What Went Wrong In McInerney Trial?
BY Neal Broverman
October 18 2011 4:00 AM ET
After three and a half years, observers following the case of gay California teen Lawrence King, who died after a classmate shot him twice in the head in February 2008, wanted justice — or at least resolution. They got neither when a mistrial was declared in September after a 12-person jury deadlocked on whether to convict 17-year-old Brandon McInerney of first-degree murder and hate crime charges or simply of voluntary manslaughter. Ventura County prosecutors will retry McInerney, even as Eliza Byard, the executive director of the Gay, Lesbian & Straight Education Network, publicly pleaded with prosecutors to offer a deal with McInerney to avoid "dig[ging] into old wounds that have never been given a chance to heal."
Byard has a point, but prosecutors sound like they want a do-over; the first trial was indeed a circus. LGBT rights groups and politicians heaped blame on defense attorney Scott Wippert's “gay panic” argument, which alleged the 15-year-old King flirted with and “harassed” McInerney until he snapped. Many assumed the jurors fell for that defense when they failed to reach a unanimous decision.

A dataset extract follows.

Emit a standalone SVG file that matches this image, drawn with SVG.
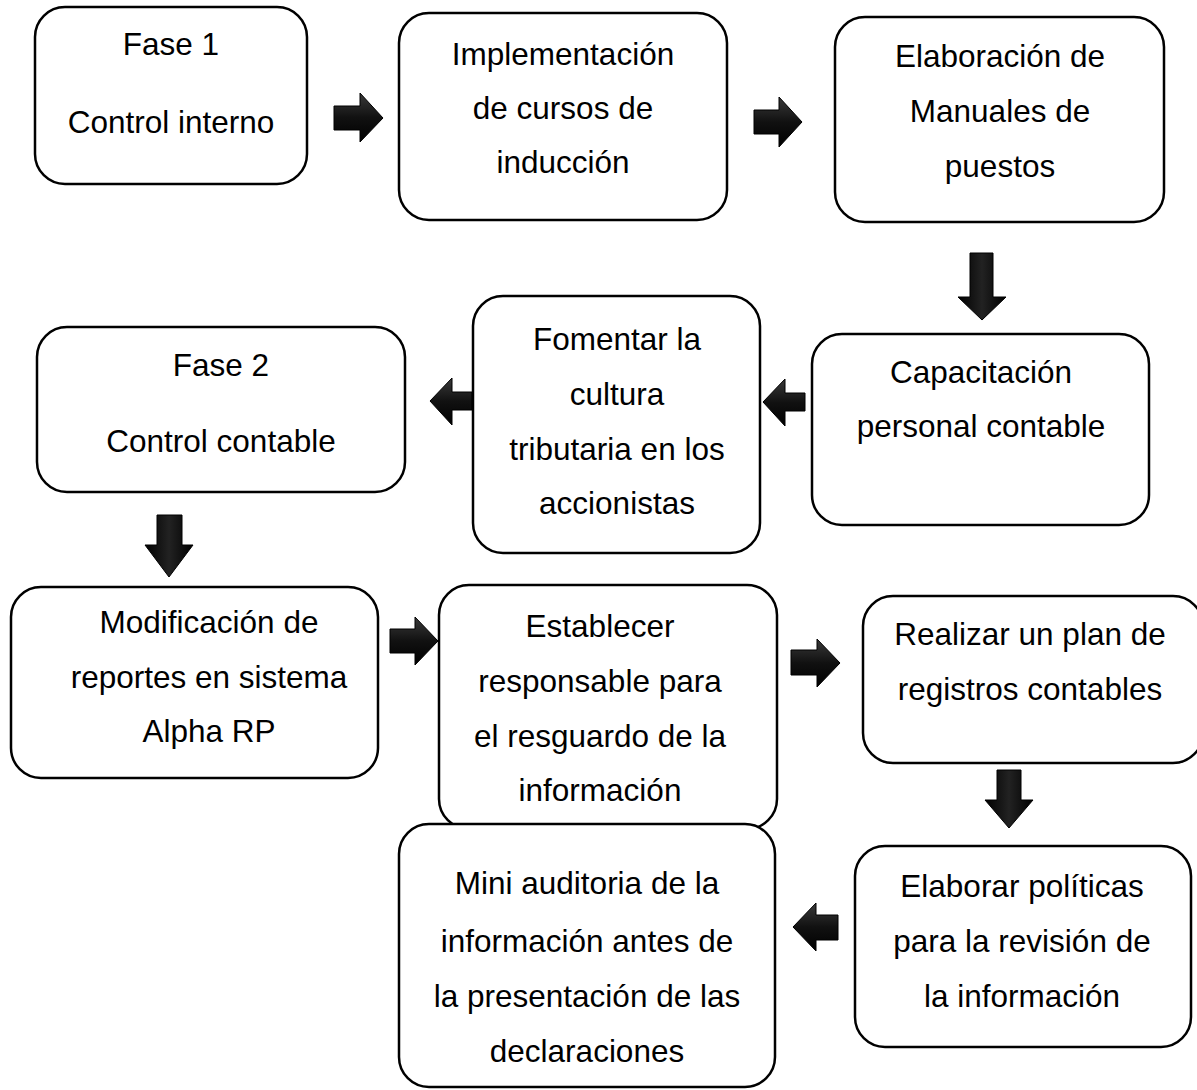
<svg xmlns="http://www.w3.org/2000/svg" width="1197" height="1090" viewBox="0 0 1197 1090">
<defs>
<linearGradient id="ag" x1="0" y1="0" x2="0" y2="1">
<stop offset="0" stop-color="#3a3a3a"/>
<stop offset="0.5" stop-color="#111"/>
<stop offset="1" stop-color="#000"/>
</linearGradient>
<linearGradient id="agv" x1="0" y1="0" x2="1" y2="0">
<stop offset="0" stop-color="#000"/>
<stop offset="0.5" stop-color="#222"/>
<stop offset="1" stop-color="#000"/>
</linearGradient>
</defs>
<style>
.box{fill:#fff;stroke:#000;stroke-width:2.5}
.t{font-family:"Liberation Sans",Arial,sans-serif;font-size:31.5px;fill:#000;text-anchor:middle}
.ar{fill:url(#ag);stroke:#000;stroke-width:1}
.arv{fill:url(#agv);stroke:#000;stroke-width:1}
</style>
<rect width="1197" height="1090" fill="#fff"/>
<g id="connectors">
<polygon class="ar" points="334,106 360,106 360,93 383,118 360,142 360,130 334,130"/>
<polygon class="ar" points="754,110 779,110 779,97 802,122 779,147 779,134 754,134"/>
<polygon class="arv" points="970,253 993,253 993,297 1006,297 982,320 958,297 970,297"/>
<polygon class="ar" points="805,393 785,393 785,379 763,402 785,426 785,411 805,411"/>
<polygon class="ar" points="472,392 452,392 452,378 430,401 452,425 452,410 472,410"/>
<polygon class="arv" points="157,515 182,515 182,545 193,545 169,577 145,545 157,545"/>
<polygon class="ar" points="390,629 415,629 415,617 438,641 415,665 415,653 390,653"/>
<polygon class="ar" points="791,650 817,650 817,639 840,663 817,687 817,675 791,675"/>
<polygon class="arv" points="997,770 1021,770 1021,800 1033,800 1009,828 985,800 997,800"/>
<polygon class="ar" points="838,915 816,915 816,903 793,927 816,951 816,940 838,940"/>
</g>
<g id="n1">
<rect class="box" x="35" y="7" width="272" height="177" rx="30"/>
<text class="t" x="171" y="55">Fase 1</text>
<text class="t" x="171" y="133">Control interno</text>
</g>
<g id="n2">
<rect class="box" x="399" y="13" width="328" height="207" rx="30"/>
<text class="t" x="563" y="65">Implementación</text>
<text class="t" x="563" y="119">de cursos de</text>
<text class="t" x="563" y="173">inducción</text>
</g>
<g id="n3">
<rect class="box" x="835" y="17" width="329" height="205" rx="30"/>
<text class="t" x="1000" y="67">Elaboración de</text>
<text class="t" x="1000" y="122">Manuales de</text>
<text class="t" x="1000" y="177">puestos</text>
</g>
<g id="n4">
<rect class="box" x="812" y="334" width="337" height="191" rx="30"/>
<text class="t" x="981" y="383">Capacitación</text>
<text class="t" x="981" y="437">personal contable</text>
</g>
<g id="n5">
<rect class="box" x="473" y="296" width="287" height="257" rx="30"/>
<text class="t" x="617" y="350">Fomentar la</text>
<text class="t" x="617" y="405">cultura</text>
<text class="t" x="617" y="460">tributaria en los</text>
<text class="t" x="617" y="514">accionistas</text>
</g>
<g id="n6">
<rect class="box" x="37" y="327" width="368" height="165" rx="30"/>
<text class="t" x="221" y="376">Fase 2</text>
<text class="t" x="221" y="452">Control contable</text>
</g>
<g id="n7">
<rect class="box" x="11" y="587" width="367" height="191" rx="30"/>
<text class="t" x="209" y="633">Modificación de</text>
<text class="t" x="209" y="688">reportes en sistema</text>
<text class="t" x="209" y="742">Alpha RP</text>
</g>
<g id="n8">
<rect class="box" x="439" y="585" width="338" height="244" rx="30"/>
<text class="t" x="600" y="637">Establecer</text>
<text class="t" x="600" y="692">responsable para</text>
<text class="t" x="600" y="747">el resguardo de la</text>
<text class="t" x="600" y="801">información</text>
</g>
<g id="n9">
<rect class="box" x="863" y="596" width="340" height="167" rx="30"/>
<text class="t" x="1030" y="645">Realizar un plan de</text>
<text class="t" x="1030" y="700">registros contables</text>
</g>
<g id="n10">
<rect class="box" x="855" y="846" width="336" height="201" rx="30"/>
<text class="t" x="1022" y="897">Elaborar políticas</text>
<text class="t" x="1022" y="952">para la revisión de</text>
<text class="t" x="1022" y="1007">la información</text>
</g>
<g id="n11">
<rect class="box" x="399" y="824" width="376" height="263" rx="30"/>
<text class="t" x="587" y="894">Mini auditoria de la</text>
<text class="t" x="587" y="952">información antes de</text>
<text class="t" x="587" y="1007">la presentación de las</text>
<text class="t" x="587" y="1062">declaraciones</text>
</g>
</svg>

But what really may have doomed the prosecution’s case is a California law that allows minors as young as 14 to be charged as adults in certain crimes. A murder conviction would net McInerney a half-century in prison for a crime he committed 19 days after turning 14 (manslaughter would bring about 20 years). While some argue he should spend his life in prison for killing King, the defense’s picture of McInerney as a tortured kid — he suffered emotional, physical, and sexual abuse at home — made conviction all the more difficult. One juror, who declined to be identified, told the Associated Press it was McInerney’s age that caused the jury to split over a specific verdict.
Lisa Bloom, a Los Angeles–based lawyer and legal analyst, spoke out several times against Wippert’s “gay panic” defense but still disagrees with McInerney being tried as an adult.
“This case was a heartbreaking intersection of our policy failures,” Bloom says. “Our lack of effort to keep guns out of the hands of angry teenagers, our failure to intervene to protect abused kids, our refusal to adequately teach tolerance and respect for LGBT kids in schools, our culture’s relentless message to boys that violence is a satisfying solution to their problems, and our willingness to then put all the blame on a child by trying him as an adult.”